Neodio’s Lilli Loudspeaker…

Let’s take that compact cabinet for starters. The front and rear panels are machined from substantial, 19mm HDF. The side panels are built from the same HDF material, but only 12mm thick, reducing mass and increasing internal volume. The front baffle, carcass and rear panel are all decoupled from each other. Each side panel carries a viscoelastic damper, the polymer layer tensioned against the HDF to increase its efficiency and dissipation. Taken together it’s a choice of materials and construction that minimises the influence of and the cabinet’s vulnerability to stored energy, further building on the benefits of the inherent stiffness in such small panels.

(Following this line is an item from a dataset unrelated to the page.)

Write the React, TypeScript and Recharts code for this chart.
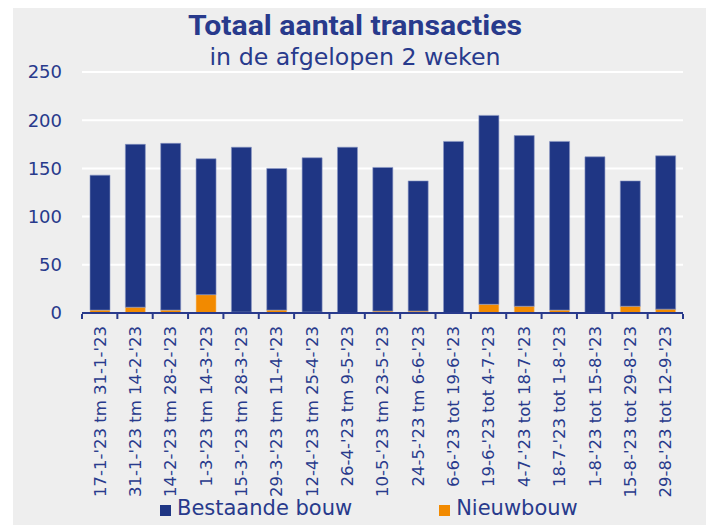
import { BarChart, Bar, XAxis, YAxis, CartesianGrid, Legend } from 'recharts'

const periods = [
  "17-1-'23 tm 31-1-'23",
  "31-1-'23 tm 14-2-'23",
  "14-2-'23 tm 28-2-'23",
  "1-3-'23 tm 14-3-'23",
  "15-3-'23 tm 28-3-'23",
  "29-3-'23 tm 11-4-'23",
  "12-4-'23 tm 25-4-'23",
  "26-4-'23 tm 9-5-'23",
  "10-5-'23 tm 23-5-'23",
  "24-5-'23 tm 6-6-'23",
  "6-6-'23 tot 19-6-'23",
  "19-6-'23 tot 4-7-'23",
  "4-7-'23 tot 18-7-'23",
  "18-7-'23 tot 1-8-'23",
  "1-8-'23 tot 15-8-'23",
  "15-8-'23 tot 29-8-'23",
  "29-8-'23 tot 12-9-'23",
]
const bestaandeBouw = [140, 169, 173, 141, 171, 147, 160, 172, 149, 135, 178, 196, 177, 175, 162, 130, 159]
const nieuwbouw = [3, 6, 3, 19, 1, 3, 1, 0, 2, 2, 0, 9, 7, 3, 0, 7, 4]
const yTicks = [0, 50, 100, 150, 200, 250]

const data = periods.map((period, i) => ({
  period,
  bestaande: bestaandeBouw[i],
  nieuw: nieuwbouw[i],
}))

const NAVY = '#283a8c'
const DARK = '#1f3684'
const ORANGE = '#f28a00'
const FONT = 'DejaVu Sans'

const W = 693
const H = 517
const MARGIN = { top: 64, right: 23, left: 0, bottom: 0 }
const Y_W = 69
const STEP = (W - MARGIN.right - Y_W) / periods.length

function PeriodTick(props: any) {
  const { x, y, payload, index } = props
  const axisY = y - 12
  return (
    <g>
      <line x1={x - STEP / 2} x2={x - STEP / 2} y1={axisY} y2={axisY + 5} stroke={NAVY} strokeWidth={2} />
      {index === periods.length - 1 && (
        <line x1={x + STEP / 2} x2={x + STEP / 2} y1={axisY} y2={axisY + 5} stroke={NAVY} strokeWidth={2} />
      )}
      <text
        x={x}
        y={y}
        dy="0.36em"
        transform={`rotate(-90, ${x}, ${y})`}
        textAnchor="end"
        fill={NAVY}
        fontFamily={FONT}
        fontSize={16.5}
      >
        {payload.value}
      </text>
    </g>
  )
}

function LegendBox() {
  const item = (color: string, label: string, mr: number) => (
    <div style={{ display: 'flex', alignItems: 'center', marginRight: mr }}>
      <span style={{ width: 11, height: 11, background: color, display: 'inline-block', marginRight: 6, marginTop: 4 }} />
      <span>{label}</span>
    </div>
  )
  return (
    <div style={{ display: 'flex', fontFamily: FONT, fontSize: 21, color: NAVY }}>
      {item(DARK, 'Bestaande bouw', 87)}
      {item(ORANGE, 'Nieuwbouw', 0)}
    </div>
  )
}

export default function App() {
  return (
    <div style={{ marginLeft: 5, width: W, height: H, background: '#eeeeee', position: 'relative' }}>
      <BarChart width={W} height={H} data={data} margin={MARGIN} barSize={20}>
        <CartesianGrid vertical={false} stroke="#ffffff" strokeWidth={2} />
        <YAxis
          domain={[0, 250]}
          ticks={yTicks}
          width={Y_W}
          axisLine={false}
          tickLine={false}
          tickSize={0}
          tickMargin={20}
          tick={{ fill: NAVY, fontFamily: FONT, fontSize: 18 }}
        />
        <XAxis
          dataKey="period"
          interval={0}
          height={212}
          axisLine={{ stroke: NAVY, strokeWidth: 2 }}
          tickLine={false}
          tickSize={5}
          tickMargin={8}
          tick={<PeriodTick />}
        />
        <Legend
          layout="horizontal"
          verticalAlign="middle"
          align="center"
          wrapperStyle={{ top: 488, left: 147, width: 500 }}
          content={<LegendBox />}
        />
        <Bar dataKey="nieuw" stackId="a" fill={ORANGE} stroke="#f5c98a" strokeWidth={0.5} isAnimationActive={false} />
        <Bar dataKey="bestaande" stackId="a" fill={DARK} stroke="#8a97c4" strokeWidth={0.6} isAnimationActive={false} />
      </BarChart>
      <svg width={W} height={80} style={{ position: 'absolute', left: 0, top: 0, pointerEvents: 'none' }}>
        <text
          x={342}
          y={27}
          textAnchor="middle"
          fill={NAVY}
          fontFamily="Roboto"
          fontWeight={700}
          fontSize={28}
          textLength={334}
          lengthAdjust="spacingAndGlyphs"
        >
          Totaal aantal transacties
        </text>
        <text
          x={342}
          y={57}
          textAnchor="middle"
          fill={NAVY}
          fontFamily={FONT}
          fontSize={23}
          textLength={291}
          lengthAdjust="spacingAndGlyphs"
        >
          in de afgelopen 2 weken
        </text>
      </svg>
    </div>
  )
}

The bass driver is a special, ultra-long throw design from French company Kartesian – in keeping with Neodio’s local component/low carbon footprint sourcing policy. Despite the tiny 5-litre cabinet volume, Neodio claim that Lilli has usable output that extends as low as 50Hz. To achieve that, the reflex port needs to be 200mm in length – which helps explain the unusual cabinet proportions. It also helps explain the ruinously low 82dB sensitivity – although more on that later. What is less obvious is that the small diameter bass driver also leads to reduced depth that, by careful mounting of the tweeter allows physical time-alignment of the drivers within the depth of the vertical baffle.  Combined with the close proximity of the drivers and a carefully engineered, second-order crossover, that should result in excellent phase coherence. The crossover itself employs a number of damping and decoupling techniques to help minimise mechanical influence and the speaker is internally wired with Neodio’s Fractal 8 cable.

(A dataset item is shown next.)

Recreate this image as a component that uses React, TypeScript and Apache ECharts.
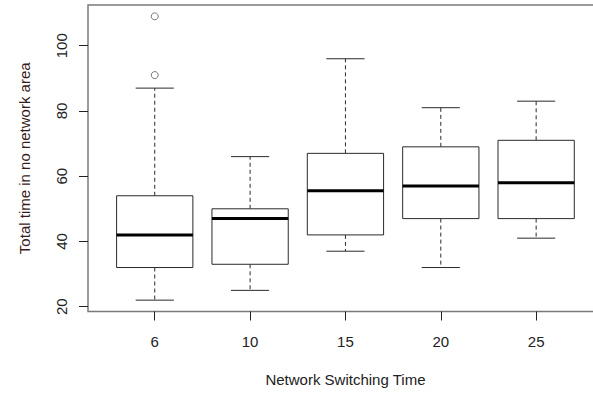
import React, { useEffect, useRef } from "react";
import * as echarts from "echarts";

const categories = ["6", "10", "15", "20", "25"];
const whiskerLow = [22, 25, 37, 32, 41];
const q1 = [32, 33, 42, 47, 47];
const median = [42, 47, 55.5, 57, 58];
const q3 = [54, 50, 67, 69, 71];
const whiskerHigh = [87, 66, 96, 81, 83];
const outlierGroup = [1, 1];
const outlierValue = [91, 109];
const yTicks = [20, 40, 60, 80, 100];

const FONT = "'Liberation Sans', Arial, sans-serif";

export default function App() {
  const ref = useRef<HTMLDivElement>(null);
  useEffect(() => {
    if (!ref.current) return;
    const chart = echarts.init(ref.current, null, { renderer: "svg" });
    const boxData = categories.map((_, i) => [
      i + 1,
      whiskerLow[i],
      q1[i],
      median[i],
      q3[i],
      whiskerHigh[i],
    ]);
    const outData = outlierGroup.map((g, i) => [g, outlierValue[i]]);
    const stroke = "#2a2a2a";
    chart.setOption({
      animation: false,
      grid: {
        left: 88,
        top: 5,
        width: 514.9,
        height: 306.5,
        outerBoundsMode: "none",
        containLabel: false,
        show: true,
        borderColor: "#7a7a7a",
        borderWidth: 1.5,
        backgroundColor: "transparent",
      },
      xAxis: {
        type: "value",
        min: 0.3,
        max: 5.7,
        splitLine: { show: false },
        axisLine: { show: false },
        axisTick: {
          show: true,
          length: 9,
          customValues: [1, 2, 3, 4, 5],
          lineStyle: { color: "#222", width: 1 },
        },
        axisLabel: {
          customValues: [1, 2, 3, 4, 5],
          formatter: (v: number) => categories[Math.round(v) - 1] ?? "",
          color: "#222",
          fontSize: 15,
          fontFamily: FONT,
          margin: 22,
        },
        name: "Network Switching Time",
        nameLocation: "middle",
        nameGap: 60,
        nameTextStyle: { color: "#222", fontSize: 15, fontFamily: FONT },
      },
      yAxis: {
        type: "value",
        min: 18.52,
        max: 112.48,
        splitLine: { show: false },
        axisLine: { show: false },
        axisTick: {
          show: true,
          length: 9,
          customValues: yTicks,
          lineStyle: { color: "#222", width: 1 },
        },
        axisLabel: {
          customValues: yTicks,
          rotate: 90,
          color: "#222",
          fontSize: 15,
          fontFamily: FONT,
          margin: 19,
        },
        name: "Total time in no network area",
        nameLocation: "middle",
        nameGap: 56,
        nameRotate: 90,
        nameTextStyle: { color: "#3a1c1c", fontSize: 15, fontFamily: FONT },
      },
      series: [
        {
          type: "custom",
          data: boxData,
          encode: { x: 0, y: [1, 2, 3, 4, 5] },
          renderItem: (params: any, api: any) => {
            const x = api.value(0);
            const pLo = api.coord([x, api.value(1)]);
            const pQ1 = api.coord([x, api.value(2)]);
            const pMed = api.coord([x, api.value(3)]);
            const pQ3 = api.coord([x, api.value(4)]);
            const pHi = api.coord([x, api.value(5)]);
            const hw = api.size([0.8, 0])[0] / 2;
            const cx = pMed[0];
            const dash = { stroke, lineWidth: 1, lineDash: [4, 3] };
            return {
              type: "group",
              children: [
                {
                  type: "line",
                  shape: { x1: cx, y1: pQ3[1], x2: cx, y2: pHi[1] },
                  style: dash,
                },
                {
                  type: "line",
                  shape: { x1: cx, y1: pQ1[1], x2: cx, y2: pLo[1] },
                  style: dash,
                },
                {
                  type: "line",
                  shape: { x1: cx - hw / 2, y1: pHi[1], x2: cx + hw / 2, y2: pHi[1] },
                  style: { stroke, lineWidth: 1 },
                },
                {
                  type: "line",
                  shape: { x1: cx - hw / 2, y1: pLo[1], x2: cx + hw / 2, y2: pLo[1] },
                  style: { stroke, lineWidth: 1 },
                },
                {
                  type: "rect",
                  shape: { x: cx - hw, y: pQ3[1], width: hw * 2, height: pQ1[1] - pQ3[1] },
                  style: { fill: "#fff", stroke, lineWidth: 1 },
                },
                {
                  type: "line",
                  shape: { x1: cx - hw, y1: pMed[1], x2: cx + hw, y2: pMed[1] },
                  style: { stroke: "#000", lineWidth: 3 },
                },
              ],
            };
          },
        },
        {
          type: "scatter",
          data: outData,
          symbol: "circle",
          symbolSize: 7,
          z: 5,
          itemStyle: { color: "#fff", borderColor: "#555", borderWidth: 1 },
        },
      ],
    });
    return () => chart.dispose();
  }, []);
  return (
    <div
      ref={ref}
      style={{ position: "fixed", left: 0, top: 0, width: 593, height: 398, background: "#fff" }}
    />
  );
}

Externally, the diminutive cabinet is painted with a gloss metallic finish in what is euphemistically called Mouse Grey – meaning something that has shades of both beige and grey, along with a metallic hint that’s perhaps suggestive of Titanium. What I can tell you is that it’s a colour that tends to take on and tone with its surroundings. Other RAL colours could be specified with order, but that would incur additional cost. Neodio also offers a matching stand for the Lilli which looks conventional enough but which, rather than welded or bolted metal construction, is glued together from the same HDF material as the cabinet, the goal being a light, rigid and non-metallic structure. Naturally, it can be ordered with Neodio’s excellent Harmonie footers, in place of conventional, M8 spikes.

The Lilli is facing a challenging market place. Not only is it a new entry into a largely moribund market segment, its apparent value, its size and price, will likely give customers serious pause. I’m pretty sure that anybody thinking of dropping upwards of 5K on a pair of speakers isn’t expecting to come home with a pair of these! Yet Stéphane Even is uncharacteristically bullish about their performance, even by his enthusiastic standards. So, given a chance to spend a day in their company, it seemed like too good a chance to miss.